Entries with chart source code
====
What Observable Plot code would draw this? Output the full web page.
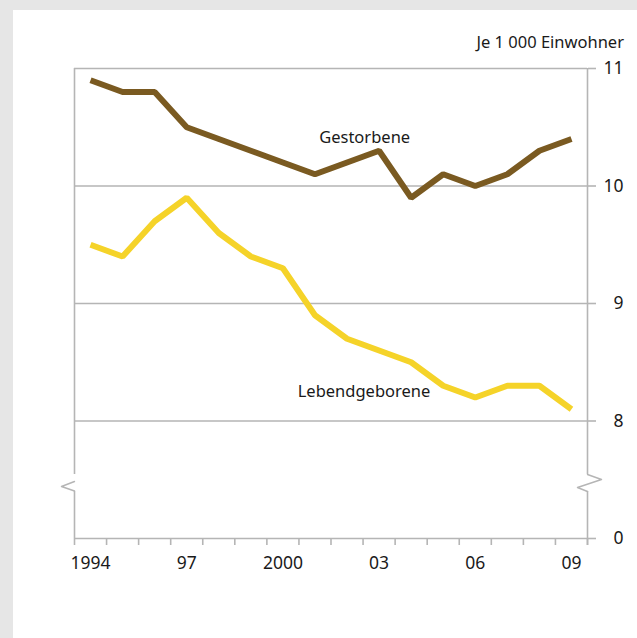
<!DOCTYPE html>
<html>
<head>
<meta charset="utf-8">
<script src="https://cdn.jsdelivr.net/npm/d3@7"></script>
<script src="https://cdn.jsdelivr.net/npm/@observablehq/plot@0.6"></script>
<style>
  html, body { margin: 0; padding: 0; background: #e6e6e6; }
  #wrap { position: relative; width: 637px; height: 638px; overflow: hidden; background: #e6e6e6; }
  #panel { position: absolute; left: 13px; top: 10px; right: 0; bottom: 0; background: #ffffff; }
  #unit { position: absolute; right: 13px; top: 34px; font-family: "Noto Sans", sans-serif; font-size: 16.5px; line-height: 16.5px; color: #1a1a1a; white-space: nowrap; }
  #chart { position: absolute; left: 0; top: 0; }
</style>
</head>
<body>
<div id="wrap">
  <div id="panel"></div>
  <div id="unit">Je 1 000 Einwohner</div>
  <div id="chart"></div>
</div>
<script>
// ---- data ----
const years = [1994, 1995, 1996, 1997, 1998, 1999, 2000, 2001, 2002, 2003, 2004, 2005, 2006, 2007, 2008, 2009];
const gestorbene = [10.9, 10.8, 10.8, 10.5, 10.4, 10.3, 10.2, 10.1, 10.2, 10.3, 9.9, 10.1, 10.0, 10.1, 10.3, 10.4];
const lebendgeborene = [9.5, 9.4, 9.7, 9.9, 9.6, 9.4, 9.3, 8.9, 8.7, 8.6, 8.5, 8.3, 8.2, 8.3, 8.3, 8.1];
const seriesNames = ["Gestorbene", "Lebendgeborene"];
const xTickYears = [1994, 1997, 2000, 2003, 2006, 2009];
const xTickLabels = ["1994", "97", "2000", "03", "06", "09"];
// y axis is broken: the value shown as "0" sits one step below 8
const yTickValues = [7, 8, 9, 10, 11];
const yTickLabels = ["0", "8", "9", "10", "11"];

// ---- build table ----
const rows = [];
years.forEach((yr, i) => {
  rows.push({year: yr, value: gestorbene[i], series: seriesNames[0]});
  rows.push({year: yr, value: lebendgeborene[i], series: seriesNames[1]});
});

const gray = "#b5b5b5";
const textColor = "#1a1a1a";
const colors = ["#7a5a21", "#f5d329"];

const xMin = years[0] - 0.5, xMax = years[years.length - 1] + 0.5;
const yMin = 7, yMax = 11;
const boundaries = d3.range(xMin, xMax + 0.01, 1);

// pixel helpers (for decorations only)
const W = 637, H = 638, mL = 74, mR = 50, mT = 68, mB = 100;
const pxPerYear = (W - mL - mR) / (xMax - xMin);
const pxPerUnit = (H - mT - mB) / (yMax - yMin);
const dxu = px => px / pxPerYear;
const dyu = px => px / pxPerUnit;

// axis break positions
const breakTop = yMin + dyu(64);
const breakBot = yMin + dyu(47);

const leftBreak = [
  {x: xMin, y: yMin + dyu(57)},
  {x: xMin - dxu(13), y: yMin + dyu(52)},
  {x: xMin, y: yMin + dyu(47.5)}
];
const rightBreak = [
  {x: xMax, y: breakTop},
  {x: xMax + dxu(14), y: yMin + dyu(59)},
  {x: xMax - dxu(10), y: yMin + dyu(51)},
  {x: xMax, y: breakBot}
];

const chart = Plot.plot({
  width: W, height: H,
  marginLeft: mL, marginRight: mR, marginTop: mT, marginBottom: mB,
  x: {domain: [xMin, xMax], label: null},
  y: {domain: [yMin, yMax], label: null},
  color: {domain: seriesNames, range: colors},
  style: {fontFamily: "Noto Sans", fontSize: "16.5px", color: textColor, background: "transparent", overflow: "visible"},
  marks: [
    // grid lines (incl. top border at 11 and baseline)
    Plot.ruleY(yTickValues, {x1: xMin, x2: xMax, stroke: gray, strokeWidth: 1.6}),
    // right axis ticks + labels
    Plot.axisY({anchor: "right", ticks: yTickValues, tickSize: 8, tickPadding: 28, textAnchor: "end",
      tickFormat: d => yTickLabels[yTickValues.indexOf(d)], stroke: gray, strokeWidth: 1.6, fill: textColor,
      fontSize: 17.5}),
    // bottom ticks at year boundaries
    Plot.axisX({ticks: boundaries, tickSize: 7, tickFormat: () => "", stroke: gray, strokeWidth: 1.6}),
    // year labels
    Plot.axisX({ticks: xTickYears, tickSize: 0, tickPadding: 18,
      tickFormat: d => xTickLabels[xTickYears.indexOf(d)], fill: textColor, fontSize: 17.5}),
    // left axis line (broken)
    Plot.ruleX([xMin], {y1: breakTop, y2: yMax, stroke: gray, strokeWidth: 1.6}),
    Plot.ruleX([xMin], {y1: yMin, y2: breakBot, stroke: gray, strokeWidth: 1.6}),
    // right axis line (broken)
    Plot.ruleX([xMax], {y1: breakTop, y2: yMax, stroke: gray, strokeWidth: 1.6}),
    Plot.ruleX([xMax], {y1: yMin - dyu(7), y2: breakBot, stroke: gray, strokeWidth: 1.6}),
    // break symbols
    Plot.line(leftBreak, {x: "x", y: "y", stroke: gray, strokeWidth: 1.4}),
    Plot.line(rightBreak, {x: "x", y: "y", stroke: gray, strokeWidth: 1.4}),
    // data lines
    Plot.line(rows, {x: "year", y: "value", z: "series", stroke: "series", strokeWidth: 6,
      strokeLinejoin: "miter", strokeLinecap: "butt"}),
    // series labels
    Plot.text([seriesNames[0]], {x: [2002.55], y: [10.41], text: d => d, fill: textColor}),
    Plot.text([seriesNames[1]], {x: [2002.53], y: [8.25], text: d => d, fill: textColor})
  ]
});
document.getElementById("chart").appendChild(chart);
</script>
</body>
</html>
====
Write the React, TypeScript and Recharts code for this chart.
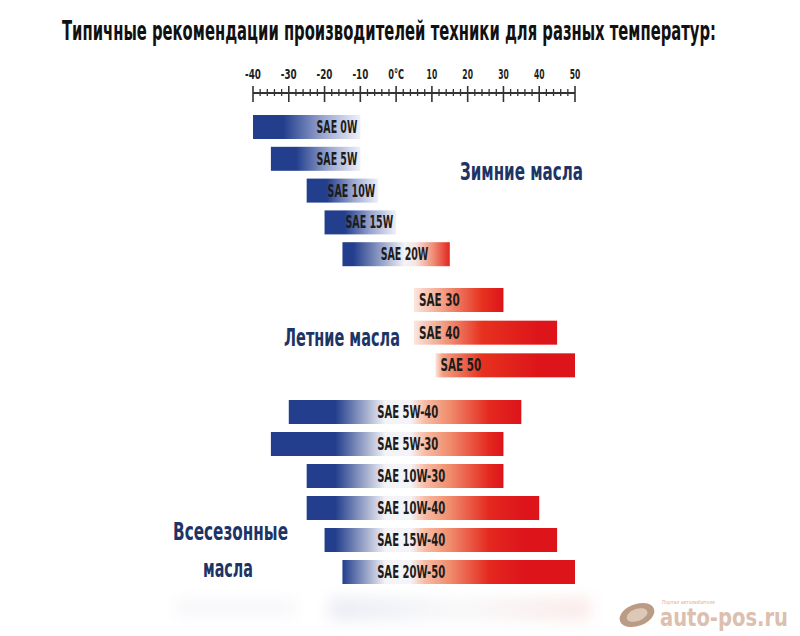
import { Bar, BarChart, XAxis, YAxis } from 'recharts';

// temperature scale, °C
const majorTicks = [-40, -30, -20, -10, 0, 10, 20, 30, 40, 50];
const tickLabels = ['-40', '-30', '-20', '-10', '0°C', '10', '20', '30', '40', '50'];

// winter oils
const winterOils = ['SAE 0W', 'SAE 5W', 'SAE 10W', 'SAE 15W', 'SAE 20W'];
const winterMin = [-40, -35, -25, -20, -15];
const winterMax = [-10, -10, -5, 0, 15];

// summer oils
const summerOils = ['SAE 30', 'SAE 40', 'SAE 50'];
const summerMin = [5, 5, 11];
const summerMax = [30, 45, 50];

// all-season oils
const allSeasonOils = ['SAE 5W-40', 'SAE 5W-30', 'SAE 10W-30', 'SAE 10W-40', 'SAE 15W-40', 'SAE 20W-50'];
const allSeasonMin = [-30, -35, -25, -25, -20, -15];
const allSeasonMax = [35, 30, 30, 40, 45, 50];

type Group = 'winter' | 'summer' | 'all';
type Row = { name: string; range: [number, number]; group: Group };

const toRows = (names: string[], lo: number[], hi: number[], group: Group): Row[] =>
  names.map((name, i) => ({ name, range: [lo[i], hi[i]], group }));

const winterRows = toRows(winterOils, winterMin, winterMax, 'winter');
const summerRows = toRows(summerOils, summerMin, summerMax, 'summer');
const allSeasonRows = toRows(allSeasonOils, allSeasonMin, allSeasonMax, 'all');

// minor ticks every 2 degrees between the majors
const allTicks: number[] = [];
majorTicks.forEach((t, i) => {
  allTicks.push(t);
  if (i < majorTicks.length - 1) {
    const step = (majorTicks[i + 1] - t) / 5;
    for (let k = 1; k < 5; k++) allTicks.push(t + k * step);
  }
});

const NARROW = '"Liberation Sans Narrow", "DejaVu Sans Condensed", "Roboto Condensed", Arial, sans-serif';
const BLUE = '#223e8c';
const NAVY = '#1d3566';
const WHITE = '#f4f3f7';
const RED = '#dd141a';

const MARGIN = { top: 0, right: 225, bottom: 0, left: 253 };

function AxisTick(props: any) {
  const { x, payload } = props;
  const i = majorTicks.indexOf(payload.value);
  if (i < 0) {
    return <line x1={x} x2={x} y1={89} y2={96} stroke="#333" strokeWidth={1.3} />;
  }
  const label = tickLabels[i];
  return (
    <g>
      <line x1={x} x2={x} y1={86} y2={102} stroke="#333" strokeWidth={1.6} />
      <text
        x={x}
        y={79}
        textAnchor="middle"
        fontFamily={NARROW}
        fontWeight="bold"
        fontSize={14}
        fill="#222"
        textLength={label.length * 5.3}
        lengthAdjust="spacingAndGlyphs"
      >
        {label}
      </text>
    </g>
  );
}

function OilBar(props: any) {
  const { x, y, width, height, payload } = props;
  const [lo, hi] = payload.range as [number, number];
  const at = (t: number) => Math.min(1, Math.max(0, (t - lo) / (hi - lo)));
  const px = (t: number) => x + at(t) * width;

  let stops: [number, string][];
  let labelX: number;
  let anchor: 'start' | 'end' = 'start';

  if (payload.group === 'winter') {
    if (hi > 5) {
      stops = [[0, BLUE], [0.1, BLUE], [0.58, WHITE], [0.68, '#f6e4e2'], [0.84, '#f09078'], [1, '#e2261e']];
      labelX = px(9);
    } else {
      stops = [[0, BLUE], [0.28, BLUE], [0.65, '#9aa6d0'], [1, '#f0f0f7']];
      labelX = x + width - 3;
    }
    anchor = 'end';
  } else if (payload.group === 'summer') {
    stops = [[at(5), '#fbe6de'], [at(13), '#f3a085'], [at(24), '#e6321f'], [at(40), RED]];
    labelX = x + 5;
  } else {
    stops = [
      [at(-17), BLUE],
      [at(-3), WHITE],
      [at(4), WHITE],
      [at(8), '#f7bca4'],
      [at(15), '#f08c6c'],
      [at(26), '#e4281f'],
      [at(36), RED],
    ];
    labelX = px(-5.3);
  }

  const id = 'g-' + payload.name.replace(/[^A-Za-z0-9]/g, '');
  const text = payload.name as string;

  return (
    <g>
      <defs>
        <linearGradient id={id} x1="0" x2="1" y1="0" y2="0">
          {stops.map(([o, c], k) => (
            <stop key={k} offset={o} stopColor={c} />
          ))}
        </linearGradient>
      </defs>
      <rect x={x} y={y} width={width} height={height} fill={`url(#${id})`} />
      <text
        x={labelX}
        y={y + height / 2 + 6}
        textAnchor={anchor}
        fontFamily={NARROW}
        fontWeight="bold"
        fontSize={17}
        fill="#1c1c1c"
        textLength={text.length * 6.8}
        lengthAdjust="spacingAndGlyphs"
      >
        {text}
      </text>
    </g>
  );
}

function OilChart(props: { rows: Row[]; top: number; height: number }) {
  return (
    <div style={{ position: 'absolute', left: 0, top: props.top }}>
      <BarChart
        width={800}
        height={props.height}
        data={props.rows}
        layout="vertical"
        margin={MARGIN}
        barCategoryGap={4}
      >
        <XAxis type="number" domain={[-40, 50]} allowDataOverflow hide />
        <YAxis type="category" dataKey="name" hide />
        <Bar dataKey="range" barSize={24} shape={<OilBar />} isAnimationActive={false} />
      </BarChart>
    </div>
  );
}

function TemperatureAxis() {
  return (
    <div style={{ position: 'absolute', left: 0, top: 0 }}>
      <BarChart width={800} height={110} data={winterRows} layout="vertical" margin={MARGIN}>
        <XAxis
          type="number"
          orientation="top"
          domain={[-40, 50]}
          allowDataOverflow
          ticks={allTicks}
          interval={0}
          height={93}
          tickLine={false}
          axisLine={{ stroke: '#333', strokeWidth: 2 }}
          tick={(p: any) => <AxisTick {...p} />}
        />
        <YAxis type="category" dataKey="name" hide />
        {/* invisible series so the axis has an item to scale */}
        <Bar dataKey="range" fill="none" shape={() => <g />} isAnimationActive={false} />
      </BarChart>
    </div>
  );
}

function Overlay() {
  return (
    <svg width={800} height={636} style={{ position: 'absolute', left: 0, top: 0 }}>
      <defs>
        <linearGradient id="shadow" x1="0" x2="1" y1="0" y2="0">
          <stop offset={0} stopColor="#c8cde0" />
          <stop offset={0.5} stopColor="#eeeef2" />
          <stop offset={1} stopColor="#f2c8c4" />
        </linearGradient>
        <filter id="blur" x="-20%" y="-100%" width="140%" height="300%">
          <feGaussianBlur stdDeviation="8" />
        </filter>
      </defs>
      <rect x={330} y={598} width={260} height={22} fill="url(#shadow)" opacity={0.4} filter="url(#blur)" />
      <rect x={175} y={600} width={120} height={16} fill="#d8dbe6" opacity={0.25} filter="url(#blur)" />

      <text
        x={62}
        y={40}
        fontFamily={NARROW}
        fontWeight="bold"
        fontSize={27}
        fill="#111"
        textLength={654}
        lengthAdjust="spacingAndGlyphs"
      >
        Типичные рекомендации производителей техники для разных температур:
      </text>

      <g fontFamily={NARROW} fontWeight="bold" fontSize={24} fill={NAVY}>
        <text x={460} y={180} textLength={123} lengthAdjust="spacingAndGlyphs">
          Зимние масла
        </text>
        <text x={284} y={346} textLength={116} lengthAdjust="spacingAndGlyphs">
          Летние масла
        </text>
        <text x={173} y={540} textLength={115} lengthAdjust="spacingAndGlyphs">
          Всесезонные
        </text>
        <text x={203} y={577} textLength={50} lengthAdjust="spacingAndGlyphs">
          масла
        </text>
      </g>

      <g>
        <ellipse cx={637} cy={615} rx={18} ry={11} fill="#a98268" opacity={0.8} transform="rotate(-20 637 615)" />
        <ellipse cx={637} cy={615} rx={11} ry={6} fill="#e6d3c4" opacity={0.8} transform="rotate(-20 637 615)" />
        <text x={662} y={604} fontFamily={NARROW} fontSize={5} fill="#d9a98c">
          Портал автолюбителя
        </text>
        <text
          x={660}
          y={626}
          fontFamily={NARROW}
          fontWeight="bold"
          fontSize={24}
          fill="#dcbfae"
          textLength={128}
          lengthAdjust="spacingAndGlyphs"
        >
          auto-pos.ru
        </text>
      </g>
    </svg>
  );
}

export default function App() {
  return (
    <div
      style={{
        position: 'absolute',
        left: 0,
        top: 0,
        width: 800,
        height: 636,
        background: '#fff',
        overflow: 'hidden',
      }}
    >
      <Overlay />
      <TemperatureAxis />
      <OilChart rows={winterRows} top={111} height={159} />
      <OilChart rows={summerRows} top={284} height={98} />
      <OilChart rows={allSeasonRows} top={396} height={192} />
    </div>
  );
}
====
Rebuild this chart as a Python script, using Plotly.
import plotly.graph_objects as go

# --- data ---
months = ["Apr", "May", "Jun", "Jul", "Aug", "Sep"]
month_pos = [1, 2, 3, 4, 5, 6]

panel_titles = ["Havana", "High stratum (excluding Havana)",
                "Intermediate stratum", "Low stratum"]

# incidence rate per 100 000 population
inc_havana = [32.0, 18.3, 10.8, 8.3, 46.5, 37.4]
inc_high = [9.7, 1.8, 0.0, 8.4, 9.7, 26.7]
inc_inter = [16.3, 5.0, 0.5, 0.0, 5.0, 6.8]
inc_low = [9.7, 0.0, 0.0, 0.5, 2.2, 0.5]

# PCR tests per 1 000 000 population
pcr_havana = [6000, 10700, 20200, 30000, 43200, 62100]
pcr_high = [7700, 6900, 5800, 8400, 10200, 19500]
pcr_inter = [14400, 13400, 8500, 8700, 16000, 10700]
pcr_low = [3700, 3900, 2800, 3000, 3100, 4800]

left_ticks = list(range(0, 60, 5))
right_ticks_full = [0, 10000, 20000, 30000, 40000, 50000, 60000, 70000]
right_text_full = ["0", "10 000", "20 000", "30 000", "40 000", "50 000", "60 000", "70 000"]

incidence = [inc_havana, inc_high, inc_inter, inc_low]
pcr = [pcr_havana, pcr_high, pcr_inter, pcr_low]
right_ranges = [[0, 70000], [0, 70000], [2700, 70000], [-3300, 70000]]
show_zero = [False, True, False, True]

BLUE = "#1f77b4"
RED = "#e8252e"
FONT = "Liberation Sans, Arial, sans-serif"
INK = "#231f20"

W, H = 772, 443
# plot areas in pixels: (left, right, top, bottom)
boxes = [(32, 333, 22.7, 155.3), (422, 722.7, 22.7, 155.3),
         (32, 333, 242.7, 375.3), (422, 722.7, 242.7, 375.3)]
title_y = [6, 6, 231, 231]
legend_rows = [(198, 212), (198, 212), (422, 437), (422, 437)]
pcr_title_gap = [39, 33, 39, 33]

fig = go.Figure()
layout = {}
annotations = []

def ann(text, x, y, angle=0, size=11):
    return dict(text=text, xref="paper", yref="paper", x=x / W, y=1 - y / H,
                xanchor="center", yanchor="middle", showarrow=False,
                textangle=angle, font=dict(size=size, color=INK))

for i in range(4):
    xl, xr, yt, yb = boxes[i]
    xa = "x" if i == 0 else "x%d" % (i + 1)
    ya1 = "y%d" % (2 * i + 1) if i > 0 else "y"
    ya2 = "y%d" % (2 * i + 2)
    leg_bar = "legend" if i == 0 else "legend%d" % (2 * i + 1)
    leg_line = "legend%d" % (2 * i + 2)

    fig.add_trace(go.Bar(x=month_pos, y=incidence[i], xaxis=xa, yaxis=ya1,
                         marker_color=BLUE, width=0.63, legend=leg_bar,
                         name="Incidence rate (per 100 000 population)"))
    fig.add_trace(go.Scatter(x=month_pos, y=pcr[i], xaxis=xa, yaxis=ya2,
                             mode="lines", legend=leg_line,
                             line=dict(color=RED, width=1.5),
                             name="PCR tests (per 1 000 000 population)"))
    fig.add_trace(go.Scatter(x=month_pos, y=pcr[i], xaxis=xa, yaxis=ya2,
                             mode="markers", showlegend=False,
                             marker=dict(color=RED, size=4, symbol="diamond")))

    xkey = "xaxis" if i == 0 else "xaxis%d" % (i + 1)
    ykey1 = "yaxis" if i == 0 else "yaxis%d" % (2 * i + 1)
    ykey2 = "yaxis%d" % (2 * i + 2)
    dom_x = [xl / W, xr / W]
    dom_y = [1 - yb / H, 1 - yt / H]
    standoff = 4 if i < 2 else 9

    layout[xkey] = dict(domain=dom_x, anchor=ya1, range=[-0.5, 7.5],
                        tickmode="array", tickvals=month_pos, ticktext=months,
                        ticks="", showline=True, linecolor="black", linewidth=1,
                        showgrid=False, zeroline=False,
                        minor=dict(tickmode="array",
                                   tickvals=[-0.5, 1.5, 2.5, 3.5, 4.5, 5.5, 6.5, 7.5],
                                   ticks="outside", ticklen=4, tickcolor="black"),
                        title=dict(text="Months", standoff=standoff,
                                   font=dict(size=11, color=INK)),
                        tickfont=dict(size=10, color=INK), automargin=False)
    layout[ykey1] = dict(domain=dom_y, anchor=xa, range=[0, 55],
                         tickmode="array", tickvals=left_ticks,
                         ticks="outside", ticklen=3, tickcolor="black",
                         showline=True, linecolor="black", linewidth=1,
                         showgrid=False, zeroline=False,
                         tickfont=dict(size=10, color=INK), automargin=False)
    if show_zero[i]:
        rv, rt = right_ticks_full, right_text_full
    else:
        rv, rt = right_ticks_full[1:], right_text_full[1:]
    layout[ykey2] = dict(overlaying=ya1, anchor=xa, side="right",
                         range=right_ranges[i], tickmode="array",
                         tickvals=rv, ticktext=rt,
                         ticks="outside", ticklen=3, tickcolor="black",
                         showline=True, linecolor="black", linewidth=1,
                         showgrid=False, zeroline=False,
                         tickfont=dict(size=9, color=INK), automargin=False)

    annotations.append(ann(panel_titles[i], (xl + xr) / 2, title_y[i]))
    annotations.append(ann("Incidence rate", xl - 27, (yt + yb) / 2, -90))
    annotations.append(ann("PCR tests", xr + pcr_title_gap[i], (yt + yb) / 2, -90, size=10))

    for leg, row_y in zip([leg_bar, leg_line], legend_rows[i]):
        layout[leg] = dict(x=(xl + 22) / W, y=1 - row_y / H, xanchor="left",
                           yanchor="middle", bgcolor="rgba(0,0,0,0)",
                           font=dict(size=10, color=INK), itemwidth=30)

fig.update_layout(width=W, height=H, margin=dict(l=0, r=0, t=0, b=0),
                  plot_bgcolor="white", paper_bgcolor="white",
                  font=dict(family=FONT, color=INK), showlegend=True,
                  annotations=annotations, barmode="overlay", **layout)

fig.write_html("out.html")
====
### Task prompt:
Make an exact copy of only the lines from the one with "Write the React, TypeScript" through the one with "names.map((name, i) =>". Pictures don't belong in it.

### Solution for this problem:
Write the React, TypeScript and Recharts code for this chart.
import { Bar, BarChart, XAxis, YAxis } from 'recharts';

// temperature scale, °C
const majorTicks = [-40, -30, -20, -10, 0, 10, 20, 30, 40, 50];
const tickLabels = ['-40', '-30', '-20', '-10', '0°C', '10', '20', '30', '40', '50'];

// winter oils
const winterOils = ['SAE 0W', 'SAE 5W', 'SAE 10W', 'SAE 15W', 'SAE 20W'];
const winterMin = [-40, -35, -25, -20, -15];
const winterMax = [-10, -10, -5, 0, 15];

// summer oils
const summerOils = ['SAE 30', 'SAE 40', 'SAE 50'];
const summerMin = [5, 5, 11];
const summerMax = [30, 45, 50];

// all-season oils
const allSeasonOils = ['SAE 5W-40', 'SAE 5W-30', 'SAE 10W-30', 'SAE 10W-40', 'SAE 15W-40', 'SAE 20W-50'];
const allSeasonMin = [-30, -35, -25, -25, -20, -15];
const allSeasonMax = [35, 30, 30, 40, 45, 50];

type Group = 'winter' | 'summer' | 'all';
type Row = { name: string; range: [number, number]; group: Group };

const toRows = (names: string[], lo: number[], hi: number[], group: Group): Row[] =>
  names.map((name, i) => ({ name, range: [lo[i], hi[i]], group }));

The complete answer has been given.